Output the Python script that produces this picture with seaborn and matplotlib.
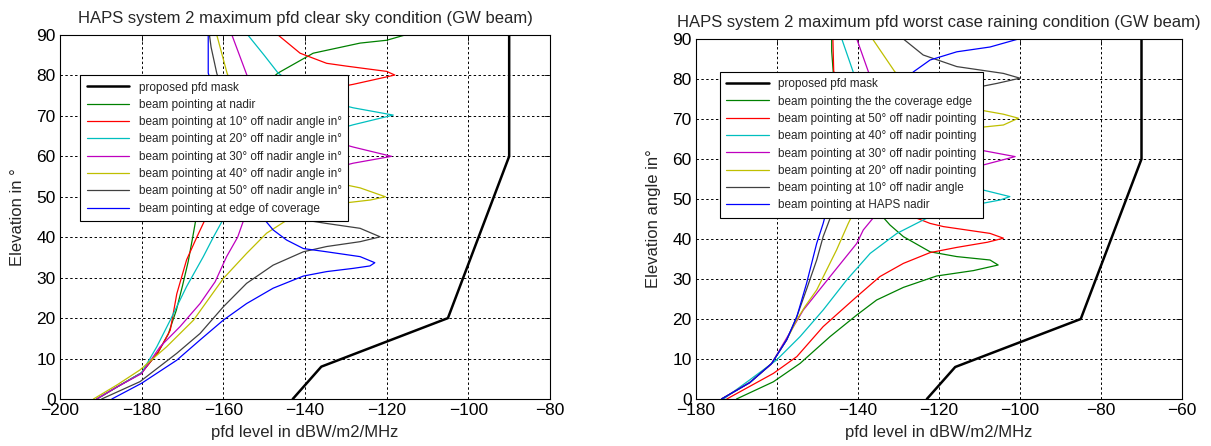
import matplotlib
matplotlib.use("Agg")
import matplotlib.pyplot as plt
import seaborn as sns

# ---------------- data (left: clear sky) ----------------
mask_l_pfd = [-143, -136, -105, -90, -90]
mask_l_elev = [0, 8, 20, 60, 90]

l_green_pfd = [-191, -186, -180, -176, -173.5, -171.5, -170, -168.6, -167.5, -166.8, -165, -160, -152, -146.6, -138, -126.5, -120, -115.5]
l_green_elev = [0, 3, 6.5, 11.5, 16, 22, 28, 34, 40, 44, 55, 68, 76, 80.6, 85.5, 88, 88.7, 90]

l_red_pfd = [-191, -186, -180, -176, -173, -171.4, -169, -166.5, -164.5, -160, -150, -135, -128.2, -123.3, -118, -120, -129.8, -134.7, -141.2, -146.6]
l_red_elev = [0, 3, 6.5, 11.5, 17, 26, 34.4, 40, 44.3, 58, 70, 76.5, 77.8, 78.9, 80.1, 81, 82.3, 83, 85.5, 90]

l_cyan_pfd = [-191, -186, -180, -176.3, -173, -169, -164.9, -162.4, -160, -152, -138, -128.2, -118.4, -128.2, -138, -146.6, -150, -154]
l_cyan_elev = [0, 3, 6.5, 12.9, 19.5, 27.8, 35.2, 40.1, 44.5, 56, 65, 67.8, 70.2, 72, 74.5, 80.6, 85, 90]

l_mag_pfd = [-191, -186, -180, -175.5, -170.6, -165.7, -162, -159.2, -156.5, -155, -145, -128.2, -118.8, -128.2, -145, -152, -154.2, -157.9]
l_mag_elev = [0, 3, 6.3, 12.9, 17.9, 23.6, 29, 35.2, 40, 44.3, 54, 58.3, 60, 62.3, 67, 75, 80, 90]

l_yel_pfd = [-191.8, -186, -180.4, -173.9, -167.3, -160, -154.3, -149.4, -143.7, -140, -130, -124, -120.3, -126.5, -135, -150, -157, -159.1, -161.6]
l_yel_elev = [0, 3.5, 7.2, 12.9, 19.5, 29.8, 36, 41, 44.7, 46.7, 48.5, 49.2, 50, 52.2, 54, 65, 75, 80.6, 90]

l_gray_pfd = [-189.8, -180.4, -171.4, -165.7, -160, -154.3, -147.8, -140.4, -134.7, -126.5, -121.6, -126.5, -134.7, -140.4, -150, -158, -161.6, -163, -163.4]
l_gray_elev = [0, 4.3, 11.3, 16.2, 22.8, 28.6, 33.1, 36.4, 37.7, 38.9, 40.1, 42.2, 43.4, 44.3, 55, 70, 80.5, 87, 90]

l_blue_pfd = [-187.3, -180, -171.4, -165.7, -160, -154.3, -147.8, -140.4, -134.7, -128.2, -124.1, -122.9, -126.5, -134.7, -140.4, -144.5, -147.8, -150.2, -156, -161, -163.7, -163.7]
l_blue_elev = [0, 3.9, 9.6, 14.6, 19.5, 23.6, 27.4, 30.4, 31.5, 32.3, 32.9, 33.7, 35.2, 36.4, 37.2, 39.3, 41.8, 44.7, 60, 72, 80.6, 90]

# ---------------- data (right: worst case raining) ----------------
mask_r_pfd = [-123, -116, -85, -70, -70]
mask_r_elev = [0, 8, 20, 60, 90]

r_green_pfd = [-170, -160.9, -154.3, -146.9, -140.3, -135.4, -128.8, -120.6, -111.5, -105.4, -107.4, -115.6, -122.2, -128.8, -132.1, -135, -141, -145, -146.1, -146.5, -146.5]
r_green_elev = [0, 4.3, 8.9, 15.6, 21, 24.75, 27.9, 30.75, 32.1, 33.5, 34.75, 35.6, 36.8, 40.6, 43.5, 46.8, 62, 75, 81.5, 87, 90]

r_red_pfd = [-172.4, -160.9, -155.1, -148.6, -140.3, -134.6, -128.8, -122.2, -115.6, -108, -104.1, -107.4, -118.9, -122.2, -128.8, -136, -142, -146, -146.2]
r_red_elev = [0, 6.4, 10.6, 18.1, 25.6, 30.6, 33.9, 36.6, 37.9, 39.2, 40.2, 41.4, 43.1, 43.9, 46.5, 58, 70, 82, 90]

r_cyan_pfd = [-173.2, -166.7, -160.1, -154.3, -148.6, -142.8, -137, -130.4, -123.9, -118.9, -111.5, -104.9, -102.5, -109.1, -125, -137, -141.2, -144]
r_cyan_elev = [0, 4.8, 9.75, 15.6, 22.25, 29.75, 36.4, 41.4, 44.75, 47.25, 48.5, 49.75, 50.6, 52.25, 58, 70, 81.8, 90]

r_mag_pfd = [-173.7, -166.7, -161.5, -158.4, -153.5, -146.9, -140.3, -138.7, -135, -125, -115, -109.1, -101.2, -109.9, -128, -136, -137.5, -140.3]
r_mag_elev = [0, 4.2, 8.6, 13.9, 22.25, 30.6, 38.9, 42.25, 46.8, 54, 57.5, 58.5, 60.6, 62.25, 70, 78, 82, 90]

r_yel_pfd = [-173.7, -166.7, -161.3, -157.6, -155, -153.1, -150.2, -145.3, -142.4, -141.2, -128, -115, -109.9, -104.1, -100.4, -104.1, -109.9, -125, -130.9, -136.4]
r_yel_elev = [0, 4.1, 8.9, 14.8, 20, 23.1, 27.25, 37.25, 43.9, 46.4, 60, 66.5, 67.9, 68.5, 70.2, 71.2, 72.25, 77, 81.8, 90]

r_gray_pfd = [-173.7, -166.7, -161.3, -157.6, -155.1, -152.5, -150.2, -148.6, -146.1, -138, -122, -110.7, -105.7, -100, -104.1, -115.6, -123.9, -128.8]
r_gray_elev = [0, 4.1, 8.9, 14.8, 20.6, 28, 34.75, 40.6, 47.3, 60, 72, 77.9, 78.9, 80.2, 81.4, 83.1, 86, 90]

r_blue_pfd = [-173.7, -166.7, -161.3, -157.6, -155.1, -152.7, -150.2, -148.6, -147.7, -144, -136, -126.3, -122.2, -115.6, -107.4, -100.4]
r_blue_elev = [0, 4.1, 8.9, 14.8, 20.6, 28.9, 38.9, 43.9, 47.3, 60, 72, 81.8, 84.75, 86.8, 88, 90]

left_labels = ["proposed pfd mask", "beam pointing at nadir",
               "beam pointing at 10° off nadir angle in°",
               "beam pointing at 20° off nadir angle in°",
               "beam pointing at 30° off nadir angle in°",
               "beam pointing at 40° off nadir angle in°",
               "beam pointing at 50° off nadir angle in°",
               "beam pointing at edge of coverage"]
right_labels = ["proposed pfd mask", "beam pointing the the coverage edge",
                "beam pointing at 50° off nadir pointing",
                "beam pointing at 40° off nadir pointing",
                "beam pointing at 30° off nadir pointing",
                "beam pointing at 20° off nadir pointing",
                "beam pointing at 10° off nadir angle",
                "beam pointing at HAPS nadir"]

left_xticks = [-200, -180, -160, -140, -120, -100, -80]
right_xticks = [-180, -160, -140, -120, -100, -80, -60]
yticks = [0, 10, 20, 30, 40, 50, 60, 70, 80, 90]

# ---------------- style ----------------
sns.set_style("white")
plt.rcParams["font.family"] = ["Liberation Sans", "DejaVu Sans"]

colors = ["black", "#008000", "#ff0000", "#00bfbf", "#bf00bf", "#bfbf00", "#404040", "#0000ff"]

fig = plt.figure(figsize=(12.11, 4.46), dpi=100)
ax1 = fig.add_axes([60 / 1211, 47 / 446, 490 / 1211, 364 / 446])
ax2 = fig.add_axes([696 / 1211, 47 / 446, 486 / 1211, 360 / 446])

left_series = [(mask_l_pfd, mask_l_elev), (l_green_pfd, l_green_elev), (l_red_pfd, l_red_elev),
               (l_cyan_pfd, l_cyan_elev), (l_mag_pfd, l_mag_elev), (l_yel_pfd, l_yel_elev),
               (l_gray_pfd, l_gray_elev), (l_blue_pfd, l_blue_elev)]
right_series = [(mask_r_pfd, mask_r_elev), (r_green_pfd, r_green_elev), (r_red_pfd, r_red_elev),
                (r_cyan_pfd, r_cyan_elev), (r_mag_pfd, r_mag_elev), (r_yel_pfd, r_yel_elev),
                (r_gray_pfd, r_gray_elev), (r_blue_pfd, r_blue_elev)]


def draw(ax, series, labels, xticks, title, ylabel, leg_anchor):
    for i, ((xs, ys), lab) in enumerate(zip(series, labels)):
        sns.lineplot(x=xs, y=ys, sort=False, estimator=None, color=colors[i],
                     lw=1.8 if i == 0 else 0.9, label=lab, ax=ax, legend=False)
    ax.set_xlim(xticks[0], xticks[-1])
    ax.set_ylim(0, 90)
    ax.set_xticks(xticks)
    ax.set_yticks(yticks)
    ax.grid(True, color="black", linestyle=(0, (2.5, 2.5)), lw=0.7)
    ax.tick_params(direction="in", length=4, width=0.6, labelsize=12.5, pad=3,
                   top=True, right=True, colors="black")
    for s in ax.spines.values():
        s.set_color("black")
        s.set_linewidth(0.8)
    ax.set_title(title, fontsize=12, pad=9)
    ax.set_xlabel("pfd level in dBW/m2/MHz", fontsize=12, labelpad=5)
    ax.set_ylabel(ylabel, fontsize=12, labelpad=8)
    leg = ax.legend(loc="upper left", bbox_to_anchor=leg_anchor, borderaxespad=0,
                    fontsize=8.5, frameon=True, fancybox=False, framealpha=1,
                    edgecolor="black", handlelength=3.6, labelspacing=0.45,
                    borderpad=0.55, handletextpad=0.8)
    leg.get_frame().set_linewidth(0.8)


draw(ax1, left_series, left_labels, left_xticks,
     "HAPS system 2 maximum pfd clear sky condition (GW beam)", "Elevation in °", (0.041, 0.89))
draw(ax2, right_series, right_labels, right_xticks,
     "HAPS system 2 maximum pfd worst case raining condition (GW beam)", "Elevation angle in°", (0.049, 0.909))

fig.savefig("out.png", dpi=100)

★ ★ ★

EXERCISE PROMPT: Return exactly what appears from the opening line of the material through the line with "83, 85.5, 90]", apart from the pictures.

RESPONSE BELOW:
Output the Python script that produces this picture with seaborn and matplotlib.
import matplotlib
matplotlib.use("Agg")
import matplotlib.pyplot as plt
import seaborn as sns

# ---------------- data (left: clear sky) ----------------
mask_l_pfd = [-143, -136, -105, -90, -90]
mask_l_elev = [0, 8, 20, 60, 90]

l_green_pfd = [-191, -186, -180, -176, -173.5, -171.5, -170, -168.6, -167.5, -166.8, -165, -160, -152, -146.6, -138, -126.5, -120, -115.5]
l_green_elev = [0, 3, 6.5, 11.5, 16, 22, 28, 34, 40, 44, 55, 68, 76, 80.6, 85.5, 88, 88.7, 90]

l_red_pfd = [-191, -186, -180, -176, -173, -171.4, -169, -166.5, -164.5, -160, -150, -135, -128.2, -123.3, -118, -120, -129.8, -134.7, -141.2, -146.6]
l_red_elev = [0, 3, 6.5, 11.5, 17, 26, 34.4, 40, 44.3, 58, 70, 76.5, 77.8, 78.9, 80.1, 81, 82.3, 83, 85.5, 90]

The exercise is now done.